There are two times when it’s easiest to reach your average property manager – when you haven’t yet signed the contract, and when you want to end the contract.
In either case, here’s three questions you should ask your property manager to help you decide whether to start with them or leave them.
1) Does your firm only do property management, or do you do sales too?
The average property manager turns over after 9 months. And if you’re lucky enough to get one who even remembers you, they’ll invariably move into sales. That’s because even though the base salaries for sales and property managers are similar (around $65-70K), only sales pays juicy commissions that agents can take to the bank.

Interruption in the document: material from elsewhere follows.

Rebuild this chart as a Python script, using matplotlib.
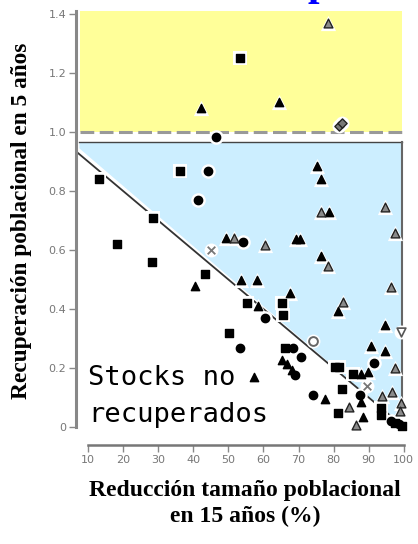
import matplotlib
matplotlib.use("Agg")
import matplotlib.pyplot as plt
import numpy as np

# reduccion (%) / recuperacion, one pair of lists per marker type
sq_x = [53.3, 36.2, 13.1, 28.5, 18.3, 28.2, 43.3, 50.3, 55.3, 65.3, 65.6, 66.1, 80.4, 81.5,
        85.5, 82.4, 81.3, 93.5, 93.5, 97.5, 99.5]
sq_y = [1.251, 0.868, 0.84, 0.708, 0.62, 0.56, 0.52, 0.32, 0.42, 0.42, 0.38, 0.268, 0.203, 0.203,
        0.18, 0.129, 0.047, 0.04, 0.065, 0.015, 0.005]

ci_x = [46.5, 44.2, 41.3, 54.2, 53.2, 60.4, 68.4, 70.7, 91.5, 87.5, 74.1, 96.3, 98.5, 69.0]
ci_y = [0.982, 0.868, 0.769, 0.627, 0.268, 0.37, 0.268, 0.237, 0.218, 0.108, 0.108, 0.02, 0.01, 0.176]

tr_x = [42.2, 64.4, 75.2, 76.4, 78.7, 49.3, 69.2, 70.4, 76.4, 40.5, 53.6, 58.1, 67.5, 58.4,
        81.3, 94.6, 90.6, 94.6, 65.3, 66.7, 68.1, 57.3, 87.8, 89.8, 87.8, 77.5, 88.3]
tr_y = [1.081, 1.10, 0.885, 0.84, 0.729, 0.64, 0.637, 0.637, 0.58, 0.478, 0.497, 0.498, 0.454, 0.41,
        0.393, 0.345, 0.275, 0.258, 0.227, 0.213, 0.193, 0.169, 0.18, 0.187, 0.085, 0.095, 0.034]

gt_x = [78.4, 76.4, 94.6, 97.5, 51.5, 60.4, 78.4, 96.3, 82.6, 97.5, 93.8, 96.6, 84.4, 86.4, 99.2, 99.0]
gt_y = [1.369, 0.729, 0.746, 0.658, 0.64, 0.617, 0.546, 0.476, 0.424, 0.2, 0.105, 0.119, 0.068, 0.007,
        0.08, 0.055]

cx_x = [45.0, 89.5]
cx_y = [0.60, 0.139]
oc_x = [74.1]
oc_y = [0.29]
it_x = [99.2]
it_y = [0.323]
gd_x = [81.5, 82.5]
gd_y = [1.02, 1.03]

xticks = [10, 20, 30, 40, 50, 60, 70, 80, 90, 100]
yticks = [0, 0.2, 0.4, 0.6, 0.8, 1.0, 1.2, 1.4]
ytick_labels = ["0", "0.2", "0.4", "0.6", "0.8", "1.0", "1.2", "1.4"]

fig = plt.figure(figsize=(4.18, 5.44), dpi=100)
ax = fig.add_axes([76 / 418, 1 - 445 / 544, 332 / 418, 434 / 544])
ax.set_xlim(6.58, 101.2)
ax.set_ylim(-0.061, 1.41)

# shaded zones
ax.fill_between([7.7, 99.5], 1.0, 1.41, color="#ffff99", lw=0, zorder=0)
xb = np.array([7.4, 99.5])
ax.fill_between(xb, 0.946 - 0.0102 * (xb - 7.4), 0.966, color="#cceeff", lw=0, zorder=0)
ax.plot([7.4, 99.5], [0.966, 0.966], color="#444444", lw=1, zorder=1)
ax.plot([99.5, 99.5], [0.966, 0.05], color="#666666", lw=1.5, zorder=1)
ax.plot([7.6, 99.5], [1.0, 1.0], color="#999999", lw=2.2, dashes=(4.5, 1.8), zorder=1)
ax.plot([4.5, 100], [0.955, 0.0], color="#333333", lw=1.3, zorder=2)

# halos
halo = dict(color="white", zorder=3, linewidths=0)
ax.scatter(sq_x, sq_y, marker="s", s=100, **halo)
ax.scatter(ci_x, ci_y, marker="o", s=110, **halo)
ax.scatter(tr_x + gt_x, tr_y + gt_y, marker="^", s=120, **halo)
ax.scatter(cx_x + oc_x + it_x + gd_x, cx_y + oc_y + it_y + gd_y, marker="o", s=100, **halo)

ax.scatter(sq_x, sq_y, marker="s", s=28, color="black", zorder=4)
ax.scatter(ci_x, ci_y, marker="o", s=36, color="black", zorder=4)
ax.scatter(tr_x, tr_y, marker="^", s=36, color="black", zorder=4)
ax.scatter(gt_x, gt_y, marker="^", s=40, facecolor="#8a8a8a", edgecolor="#222222", linewidths=1, zorder=4)
ax.scatter(cx_x, cx_y, marker="x", s=30, color="#777777", linewidths=1.3, zorder=4)
ax.scatter(oc_x, oc_y, marker="o", s=40, facecolor="white", edgecolor="#666666", linewidths=1.4, zorder=4)
ax.scatter(it_x, it_y, marker="v", s=40, facecolor="white", edgecolor="#555555", linewidths=1.2, zorder=4)
ax.scatter(gd_x, gd_y, marker="D", s=22, facecolor="#777777", edgecolor="#222222", linewidths=1, zorder=4)

ax.text(10, 0.142, "Stocks no", family="DejaVu Sans Mono", fontsize=19.5, va="baseline", zorder=5)
ax.text(10, 0.017, "recuperados", family="DejaVu Sans Mono", fontsize=19.5, va="baseline", zorder=5)

# axes
for s in ["top", "right"]:
    ax.spines[s].set_visible(False)
ax.spines["left"].set_bounds(0, 1.41)
ax.spines["left"].set_color("#888888")
ax.spines["left"].set_linewidth(2.2)
ax.spines["bottom"].set_bounds(10, 100)
ax.spines["bottom"].set_color("#777777")
ax.spines["bottom"].set_linewidth(1.8)
ax.set_xticks(xticks)
ax.set_xticklabels([str(t) for t in xticks])
ax.set_yticks(yticks)
ax.set_yticklabels(ytick_labels)
ax.tick_params(axis="both", colors="#888888", labelcolor="#777777", labelsize=8, width=1, length=5, pad=2)
ax.patch.set_visible(False)

fig.text(245 / 418, 1 - 504 / 544, "Reducción tamaño poblacional\nen 15 años (%)", ha="center", va="center",
         family="Liberation Serif", fontweight="bold", fontsize=17, linespacing=1.3)
fig.text(22 / 418, 1 - 221 / 544, "Recuperación poblacional en 5 años", rotation=90, ha="center", va="center",
         family="Liberation Serif", fontweight="bold", fontsize=16.8)
fig.text(308 / 418, 1 + 5 / 544, "p", color="blue", ha="left", va="baseline",
         family="Liberation Serif", fontweight="bold", fontsize=30)

fig.savefig("out.png", dpi=100)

The commission on the sale of a single $1M property is equivalent to about 8 years in property management fees. In fact, many agencies will pay property managers a bonus if they can convince you to sell your place.
That’s why, regardless of whether the market is up, down or sideways, your agent will tell you it’s a great time to sell.

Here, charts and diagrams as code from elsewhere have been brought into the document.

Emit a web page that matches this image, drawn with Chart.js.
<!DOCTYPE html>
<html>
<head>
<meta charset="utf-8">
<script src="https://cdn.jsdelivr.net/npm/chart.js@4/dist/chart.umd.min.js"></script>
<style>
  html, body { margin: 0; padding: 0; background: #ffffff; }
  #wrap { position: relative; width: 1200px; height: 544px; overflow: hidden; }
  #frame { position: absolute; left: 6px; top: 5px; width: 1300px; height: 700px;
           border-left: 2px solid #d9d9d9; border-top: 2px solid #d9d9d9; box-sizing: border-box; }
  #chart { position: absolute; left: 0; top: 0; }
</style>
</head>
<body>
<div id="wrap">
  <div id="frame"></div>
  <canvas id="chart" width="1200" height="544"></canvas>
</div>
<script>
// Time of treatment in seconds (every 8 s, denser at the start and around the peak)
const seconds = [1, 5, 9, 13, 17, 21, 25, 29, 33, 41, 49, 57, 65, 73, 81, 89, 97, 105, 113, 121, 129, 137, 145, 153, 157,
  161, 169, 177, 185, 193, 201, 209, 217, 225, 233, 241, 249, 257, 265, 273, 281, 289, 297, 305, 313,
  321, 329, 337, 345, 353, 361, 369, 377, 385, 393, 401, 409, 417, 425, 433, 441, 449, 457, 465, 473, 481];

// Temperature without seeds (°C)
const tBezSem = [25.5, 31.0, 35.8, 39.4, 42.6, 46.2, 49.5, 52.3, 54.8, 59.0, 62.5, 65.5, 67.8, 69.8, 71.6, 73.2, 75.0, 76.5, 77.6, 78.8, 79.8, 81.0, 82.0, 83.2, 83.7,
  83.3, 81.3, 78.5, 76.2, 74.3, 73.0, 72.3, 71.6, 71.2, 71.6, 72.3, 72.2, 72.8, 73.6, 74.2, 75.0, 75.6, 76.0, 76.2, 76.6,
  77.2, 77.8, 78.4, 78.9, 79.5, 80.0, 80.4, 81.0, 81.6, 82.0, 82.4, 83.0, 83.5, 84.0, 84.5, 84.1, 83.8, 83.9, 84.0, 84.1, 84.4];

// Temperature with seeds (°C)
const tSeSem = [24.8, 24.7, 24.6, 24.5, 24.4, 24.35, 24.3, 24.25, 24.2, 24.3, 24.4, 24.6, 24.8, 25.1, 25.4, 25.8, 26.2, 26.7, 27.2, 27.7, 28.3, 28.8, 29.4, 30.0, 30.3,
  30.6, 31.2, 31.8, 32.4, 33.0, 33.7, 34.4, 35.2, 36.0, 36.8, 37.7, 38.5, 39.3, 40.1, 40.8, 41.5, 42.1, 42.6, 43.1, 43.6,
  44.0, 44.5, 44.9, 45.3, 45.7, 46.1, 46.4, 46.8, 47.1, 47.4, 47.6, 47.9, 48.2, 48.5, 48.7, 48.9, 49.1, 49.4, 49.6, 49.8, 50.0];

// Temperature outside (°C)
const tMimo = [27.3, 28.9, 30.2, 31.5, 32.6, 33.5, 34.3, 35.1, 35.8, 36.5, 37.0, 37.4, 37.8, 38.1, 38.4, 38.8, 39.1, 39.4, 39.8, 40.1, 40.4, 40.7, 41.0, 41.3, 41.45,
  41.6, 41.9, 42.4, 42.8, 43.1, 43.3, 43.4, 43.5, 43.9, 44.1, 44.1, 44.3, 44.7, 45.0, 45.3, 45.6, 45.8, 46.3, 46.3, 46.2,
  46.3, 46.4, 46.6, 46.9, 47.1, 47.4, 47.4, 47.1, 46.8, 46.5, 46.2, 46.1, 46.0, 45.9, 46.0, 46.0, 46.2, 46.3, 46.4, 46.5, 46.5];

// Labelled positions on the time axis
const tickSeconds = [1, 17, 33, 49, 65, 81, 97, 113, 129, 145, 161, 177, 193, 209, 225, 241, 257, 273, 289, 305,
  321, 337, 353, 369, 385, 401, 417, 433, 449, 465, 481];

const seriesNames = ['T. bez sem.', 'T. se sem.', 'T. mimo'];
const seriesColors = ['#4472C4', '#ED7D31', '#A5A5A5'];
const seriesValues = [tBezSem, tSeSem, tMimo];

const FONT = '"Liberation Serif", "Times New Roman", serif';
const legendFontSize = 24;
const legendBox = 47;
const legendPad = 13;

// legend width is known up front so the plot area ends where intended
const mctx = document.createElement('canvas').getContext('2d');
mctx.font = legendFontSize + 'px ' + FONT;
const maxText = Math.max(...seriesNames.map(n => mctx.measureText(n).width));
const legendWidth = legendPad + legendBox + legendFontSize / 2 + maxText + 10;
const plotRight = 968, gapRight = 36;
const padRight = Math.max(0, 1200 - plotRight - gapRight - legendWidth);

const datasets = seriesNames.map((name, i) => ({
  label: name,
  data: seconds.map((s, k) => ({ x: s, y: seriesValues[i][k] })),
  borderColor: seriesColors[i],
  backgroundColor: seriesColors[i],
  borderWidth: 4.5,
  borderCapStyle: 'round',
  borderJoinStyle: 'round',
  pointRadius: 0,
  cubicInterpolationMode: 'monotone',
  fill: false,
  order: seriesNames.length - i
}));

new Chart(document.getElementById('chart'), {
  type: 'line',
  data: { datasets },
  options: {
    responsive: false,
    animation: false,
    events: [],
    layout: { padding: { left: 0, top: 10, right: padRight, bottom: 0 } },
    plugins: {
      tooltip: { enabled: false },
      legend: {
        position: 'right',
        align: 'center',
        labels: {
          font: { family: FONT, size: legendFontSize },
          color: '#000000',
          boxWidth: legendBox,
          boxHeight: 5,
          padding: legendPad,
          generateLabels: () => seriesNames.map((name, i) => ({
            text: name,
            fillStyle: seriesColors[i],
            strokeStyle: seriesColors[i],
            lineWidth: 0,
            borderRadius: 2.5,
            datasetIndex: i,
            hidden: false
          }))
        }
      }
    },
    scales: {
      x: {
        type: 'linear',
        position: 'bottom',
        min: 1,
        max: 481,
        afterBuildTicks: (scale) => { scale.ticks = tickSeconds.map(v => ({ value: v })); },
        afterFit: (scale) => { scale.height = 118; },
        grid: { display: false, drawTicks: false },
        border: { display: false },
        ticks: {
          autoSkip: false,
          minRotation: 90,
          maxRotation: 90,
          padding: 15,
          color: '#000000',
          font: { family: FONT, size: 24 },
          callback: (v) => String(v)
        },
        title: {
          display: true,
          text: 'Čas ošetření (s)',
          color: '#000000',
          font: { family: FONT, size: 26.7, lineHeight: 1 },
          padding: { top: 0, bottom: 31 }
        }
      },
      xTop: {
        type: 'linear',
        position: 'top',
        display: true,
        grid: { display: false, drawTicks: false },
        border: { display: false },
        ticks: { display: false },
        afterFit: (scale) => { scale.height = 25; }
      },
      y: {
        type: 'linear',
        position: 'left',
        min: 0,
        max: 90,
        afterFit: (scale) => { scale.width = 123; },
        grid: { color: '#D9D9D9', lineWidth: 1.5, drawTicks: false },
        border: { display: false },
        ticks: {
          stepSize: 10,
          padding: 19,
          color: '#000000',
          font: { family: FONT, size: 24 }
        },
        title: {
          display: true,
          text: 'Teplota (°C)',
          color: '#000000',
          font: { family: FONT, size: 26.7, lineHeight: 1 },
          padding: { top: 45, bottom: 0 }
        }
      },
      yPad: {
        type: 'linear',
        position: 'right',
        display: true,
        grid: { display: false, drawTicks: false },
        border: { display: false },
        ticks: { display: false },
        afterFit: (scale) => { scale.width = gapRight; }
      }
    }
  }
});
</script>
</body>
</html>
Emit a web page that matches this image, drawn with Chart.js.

Ask your agent whether their agency handles both sales and property management.
Whose interests do they really have in mind? Yours, or theirs?
2) Why do you charge me a percentage fee to manage my property?
Percentage fees aren’t fair to landlords. The amount of work to manage a $1000/wk place is certainly not twice that of a $500/wk place. And if the market becomes stronger and supports a higher weekly rent, your agent takes the gain for doing nothing.
Ask your agent what is the cheapest property they manage, and what percentage fee that client pays. Then do the maths and compare what they’re paying to what you’re paying.
You are paying more. Are you getting more for your money?
3) Do you really have my back?
Everything might be peachy right now. But what happens when things go pear-shaped? Of course, good tenant selection is a critical first step to avoiding problems. But even the best tenants on paper might not be what you expect.
Ask your agent if they’ll protect your wallet from rent default, tenant damage, or public liability.
Do they expect you to get your own landlord insurance?